Just to illustrate this point I have literally just wandered into the lounge and looked into the garden, half past eight in the evening and only one bird present in the whole garden - one male Bully! On the nut feeder of all things, the crazy b*stard.
Well, that's it for my musings on finch population dynamics in a South Leicestershire garden, maybe if I'm lacking something to blog about in the near future I'll bore entertain you with a summary of the dissertation I wrote earlier this year, it focused on the over-wintering Short-eared Owls at Maidwell in Northants so is reasonably relevant to this blog and it also received a B grade so must have at least a speck of scientific validity!

Thursday, 5 July 2012

Another week...

Has passed by rather quickly, and as it turns out, all that was needed to fix the lack of local birds was the change in month from June to July. As soon as the calender switched over it was like a magic button had been pressed - goodies such Spoonbill, Wood Sandpiper and a trickle of Green Sandpipers turn up at Rutland. Of course I haven't been to see any of them, but its nice to know that I could if I wished.

What I have been doing is another week (well, three days if I'm being particular) volunteering with the Leicestershire and Rutland Wildlife Trust

Tuesday was at Great Merrible where the task was path and ride clearance. Birdlife noted included a couple of Red Kite over and the usual woodland suspects including a noisy juvenile Great spotted Woodpecker.

Wednesday was spent at the rain-lashed Charnwood Lodge where besides getting wet, several small patches of Bracken were cleared by hand.
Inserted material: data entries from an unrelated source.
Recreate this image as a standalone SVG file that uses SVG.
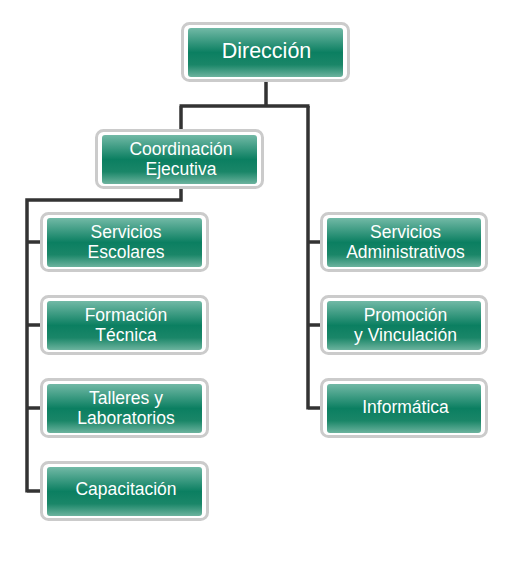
<svg xmlns="http://www.w3.org/2000/svg" width="513" height="570" viewBox="0 0 513 570">
<defs>
<linearGradient id="g" x1="0" y1="0" x2="0" y2="1">
<stop offset="0" stop-color="#72b9a6"/>
<stop offset="0.5" stop-color="#0b7f61"/>
<stop offset="0.75" stop-color="#1a8668"/>
<stop offset="1" stop-color="#6cb39e"/>
</linearGradient>
</defs>
<style>
.o{fill:#fff;stroke:#cbcbcb;stroke-width:3}
.i{fill:url(#g)}
.t{font-family:"Liberation Sans",Arial,sans-serif;font-size:17.5px;fill:#fff;text-anchor:middle}
.d{font-size:21.5px}
.c{fill:none;stroke:#333;stroke-width:3.5}
</style>
<rect width="513" height="570" fill="#fff"/>
<g id="connectors">
<path class="c" d="M266 81 V106 M179.5 106 H309.5 M181 106 V130"/>
<path class="c" d="M181 188 V200 H27 V492.5 M27 242 H41 M27 325 H41 M27 408 H41 M27 491 H41"/>
<path class="c" d="M308 106 V409.5 M308 242 H321 M308 325 H321 M308 408 H321"/>
</g>
<g id="direccion">
<rect class="o" x="182.5" y="23.5" width="166" height="57" rx="7"/>
<rect class="i" x="188" y="28" width="155" height="49" rx="3"/>
<text class="t d" x="266.5" y="57.5">Dirección</text>
</g>
<g id="coordinacion">
<rect class="o" x="96.5" y="130.5" width="166" height="57" rx="7"/>
<rect class="i" x="102" y="135" width="155" height="49" rx="3"/>
<text class="t" x="181" y="155">Coordinación</text>
<text class="t" x="181" y="174.5">Ejecutiva</text>
</g>
<g id="servicios-escolares">
<rect class="o" x="41.5" y="213.5" width="166" height="57" rx="7"/>
<rect class="i" x="47" y="218" width="155" height="49" rx="3"/>
<text class="t" x="126" y="238">Servicios</text>
<text class="t" x="126" y="258">Escolares</text>
</g>
<g id="formacion-tecnica">
<rect class="o" x="41.5" y="296.5" width="166" height="57" rx="7"/>
<rect class="i" x="47" y="301" width="155" height="49" rx="3"/>
<text class="t" x="126" y="321">Formación</text>
<text class="t" x="126" y="341">Técnica</text>
</g>
<g id="talleres">
<rect class="o" x="41.5" y="379.5" width="166" height="57" rx="7"/>
<rect class="i" x="47" y="384" width="155" height="49" rx="3"/>
<text class="t" x="126" y="404">Talleres y</text>
<text class="t" x="126" y="424">Laboratorios</text>
</g>
<g id="capacitacion">
<rect class="o" x="41.5" y="462.5" width="166" height="57" rx="7"/>
<rect class="i" x="47" y="467" width="155" height="49" rx="3"/>
<text class="t" x="126" y="495">Capacitación</text>
</g>
<g id="servicios-administrativos">
<rect class="o" x="321.5" y="213.5" width="165" height="57" rx="7"/>
<rect class="i" x="327" y="218" width="154" height="49" rx="3"/>
<text class="t" x="405.5" y="238">Servicios</text>
<text class="t" x="405.5" y="258">Administrativos</text>
</g>
<g id="promocion">
<rect class="o" x="321.5" y="296.5" width="165" height="57" rx="7"/>
<rect class="i" x="327" y="301" width="154" height="49" rx="3"/>
<text class="t" x="405.5" y="321">Promoción</text>
<text class="t" x="405.5" y="341">y Vinculación</text>
</g>
<g id="informatica">
<rect class="o" x="321.5" y="379.5" width="165" height="57" rx="7"/>
<rect class="i" x="327" y="384" width="154" height="49" rx="3"/>
<text class="t" x="405.5" y="413">Informática</text>
</g>
</svg>
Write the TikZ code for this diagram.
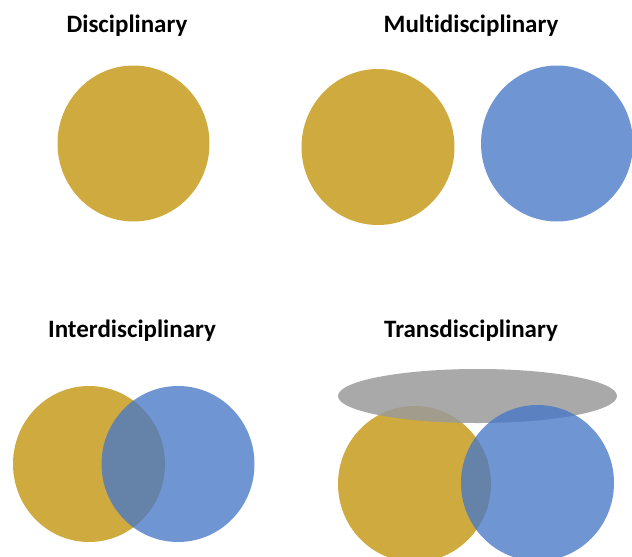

A more wholesale technique involving slashing is usually employed on Bracken but as a few bird-nests (mainly Linnet) had been found by a work party a few days previously this gentler method was employed and the thicker patches stayed-away from to minimize nest disturbance

Can't remember whether this particular set of clouds rained on us....probably

Which brings me to today - note that the weather was good today which prompted the camera to be brought out and thus a few more images! The destination was Merry's Meadow for a Thistle removal binge, again bloody miles away but well worth the drive.

Standard shot of the interpretive board

The killing fields
Six-spot Burnet Moth

Yellowhammer - this chap sang from the same perch for most of the day, a lovely sound to work to.

And as we were packing away apparantly the only Vulcan Bomber left in existance was cocking about over nearby RAF Cottesmore

And this evening after me and Amy had been for a "The Hooded Birder has just received a Upper Second Class Degree" Steak at the Holly Bush in Ashby Parva a couple of dodgy Little Owl shots were obtained on the drive home.

And I did claim I would produce a better image of a juvenile Bullfinch so here we are, taken yesterday!